If $f$ is a function mapping $\R^n \to \R^m$, then we often call the gradient the Jacobian, which is the matrix of partial derivatives: $$D_f := \begin{pmatrix} \frac{\partial f_1}{\partial x_1} & \cdots & \frac{\partial f_1}{\partial x_n}\\ \vdots & & \vdots \\ \frac{\partial f_m}{\partial x_1} & \cdots & \frac{\partial f_m}{\partial x_n} \end{pmatrix} $$ The hessian of a function $f : \R^n \to \R$ is defined as the matrix of partial derivatives: $$ \nabla^2 f = D^2_f := \begin{pmatrix} \frac{\partial^2 f}{\partial x_1 \partial x_1} & \cdots & \frac{\partial^2 f}{\partial x_1 \partial x_n}\\ \vdots & & \vdots \\ \frac{\partial^2 f}{\partial x_m \partial x_1} & \cdots & \frac{\partial^2 f}{\partial x_n \partial x_n} \end{pmatrix} $$

Gradient and Hessian problems¶

Define a function $f(x) = \log \sum_{i=1}^n \exp(x_i)$.

Problem¶

What is $\nabla_x f$?
What is $\nabla_x f[\mathbf{1}]$ where $\mathbf{1}$ is the vector of all 1s.
What is $\nabla^2 f(x)$?

$f(x) = \log \sum_{i=1}^n \exp(x_i)$.

Answer¶

$\nabla_x f = \frac{1}{\sum_{i=1}^n \exp(x_i)} \cdot [\exp(x_1) \exp(x_2) \dots \exp(x_n)]$
$\nabla_x f[\mathbf{1}] = \sum_{i = 1}^n \frac{\exp(x_i)}{\sum_{i=1}^n \exp(x_i)} = 1$
$\nabla^2 f(x) = - \frac{1}{(\sum_{i=1}^n \exp(x_i))^2} A$ where for matrix $A$, $a_{i,i} = \exp(x_i)$, and $a_{i,j} = 0$ if $i \neq j$.

Multivariate Chain Rule¶

For a good description, see these notes.

Imagine we have $f : \R^n \to \R^m$ and $g : \R^m \to \R^k$. Then we want to compute the gradient (Jacobian) of the function $f \circ g$. Is there any easy way to do this?

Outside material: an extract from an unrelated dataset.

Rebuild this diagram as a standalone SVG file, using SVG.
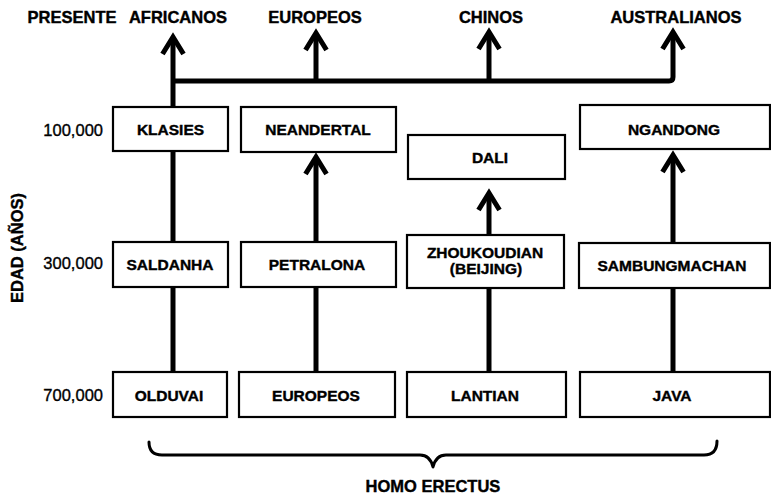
<svg xmlns="http://www.w3.org/2000/svg" width="771" height="496" viewBox="0 0 771 496">
<defs>
<marker id="head" markerUnits="userSpaceOnUse" orient="auto" refX="0" refY="0" markerWidth="40" markerHeight="40" viewBox="-25 -20 40 40" overflow="visible">
<path d="M -17,-10.5 L 0,0 L -17,10.5" fill="none" stroke="#000" stroke-width="5" stroke-linejoin="miter" stroke-miterlimit="10"/>
</marker>
<style>
.box{fill:#fff;stroke:#000;stroke-width:2.2}
.lbl{font-family:"Liberation Sans",Arial,sans-serif;font-weight:bold;font-size:15.5px;text-anchor:middle;fill:#000;stroke:#000;stroke-width:0.4}
.top{font-family:"Liberation Sans",Arial,sans-serif;font-weight:bold;font-size:16.5px;text-anchor:middle;fill:#000;stroke:#000;stroke-width:0.4}
.age{font-family:"Liberation Sans",Arial,sans-serif;font-size:16.5px;text-anchor:end;fill:#000;stroke:#000;stroke-width:0.35}
.ln{fill:none;stroke:#000;stroke-width:5}
.arr{fill:none;stroke:#000;stroke-width:5;marker-end:url(#head)}
.brace{fill:none;stroke:#000;stroke-width:3;stroke-linejoin:round;stroke-linecap:round}
</style>
</defs>
<rect width="771" height="496" fill="#fff"/>

<g id="connectors">
<path class="arr" d="M173,107 V37"/>
<path class="arr" d="M173,81 H669 Q673,81 673,77 V32"/>
<path class="arr" d="M316,81 V33"/>
<path class="arr" d="M489,81 V32"/>
<path class="ln" d="M173,372 V287"/>
<path class="ln" d="M173,242 V151"/>
<path class="ln" d="M316,372 V287"/>
<path class="arr" d="M316,242 V157"/>
<path class="ln" d="M489,372 V288"/>
<path class="arr" d="M489,235 V193"/>
<path class="ln" d="M673,372 V288"/>
<path class="arr" d="M673,243 V155"/>
</g>

<g id="labels-top">
<text class="top" x="72" y="23">PRESENTE</text>
<text class="top" x="178" y="23">AFRICANOS</text>
<text class="top" x="315" y="23">EUROPEOS</text>
<text class="top" x="491" y="23">CHINOS</text>
<text class="top" x="676" y="23">AUSTRALIANOS</text>
</g>

<g id="axis">
<text class="age" x="103" y="136">100,000</text>
<text class="age" x="103" y="269">300,000</text>
<text class="age" x="103" y="401">700,000</text>
<text class="top" transform="translate(23,248) rotate(-90)">EDAD (AÑOS)</text>
</g>

<g id="klasies"><rect class="box" x="113" y="107" width="115" height="44"/><text class="lbl" x="170.5" y="135">KLASIES</text></g>
<g id="neandertal"><rect class="box" x="241" y="107" width="155" height="45"/><text class="lbl" x="318" y="135">NEANDERTAL</text></g>
<g id="dali"><rect class="box" x="408" y="135" width="157" height="44"/><text class="lbl" x="490" y="163">DALI</text></g>
<g id="ngandong"><rect class="box" x="580" y="105" width="190" height="44"/><text class="lbl" x="674" y="135">NGANDONG</text></g>

<g id="saldanha"><rect class="box" x="113" y="242" width="115" height="45"/><text class="lbl" x="170" y="270">SALDANHA</text></g>
<g id="petralona"><rect class="box" x="241" y="242" width="155" height="45"/><text class="lbl" x="317" y="270">PETRALONA</text></g>
<g id="zhoukoudian"><rect class="box" x="407" y="235" width="157" height="53"/><text class="lbl" x="485" y="258">ZHOUKOUDIAN</text><text class="lbl" x="486" y="274">(BEIJING)</text></g>
<g id="sambungmachan"><rect class="box" x="579" y="243" width="191" height="45"/><text class="lbl" x="672" y="271">SAMBUNGMACHAN</text></g>

<g id="olduvai"><rect class="box" x="113" y="372" width="114" height="45"/><text class="lbl" x="169" y="401">OLDUVAI</text></g>
<g id="europeos"><rect class="box" x="239" y="372" width="156" height="45"/><text class="lbl" x="316" y="401">EUROPEOS</text></g>
<g id="lantian"><rect class="box" x="407" y="372" width="159" height="45"/><text class="lbl" x="485" y="401">LANTIAN</text></g>
<g id="java"><rect class="box" x="580" y="372" width="190" height="45"/><text class="lbl" x="672" y="401">JAVA</text></g>

<g id="homo-erectus">
<path class="brace" d="M149,442 Q149,455 162,455 H420 Q430,455 433,467 Q436,455 446,455 H704 Q717,455 717,441"/>
<text class="top" x="433" y="492">HOMO ERECTUS</text>
</g>
</svg>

The answer is YES, according to the multivariate chain rule: $$ D_{f \circ g}[x] = D_f[g(x)] \cdot D_g[x]$$ This is a powerful statement, although it may not be clear why. It says we can obtain the gradient of the composed functions, by simply composing the gradients, treated as linear transformations.

Problem¶

Let $f(x) = \sum_{i=1}^m -\log (A_i \cdot x - b_i)$ where $A$ is an $m\times n$ matrix. Notice that we can write $f(x) = h(g(x)) = h \circ g (x)$ where $h(y) = -\sum \log y_i$ and $g(x) = A x - b$

Use the multivariate chain rule to compute $\nabla_x f$.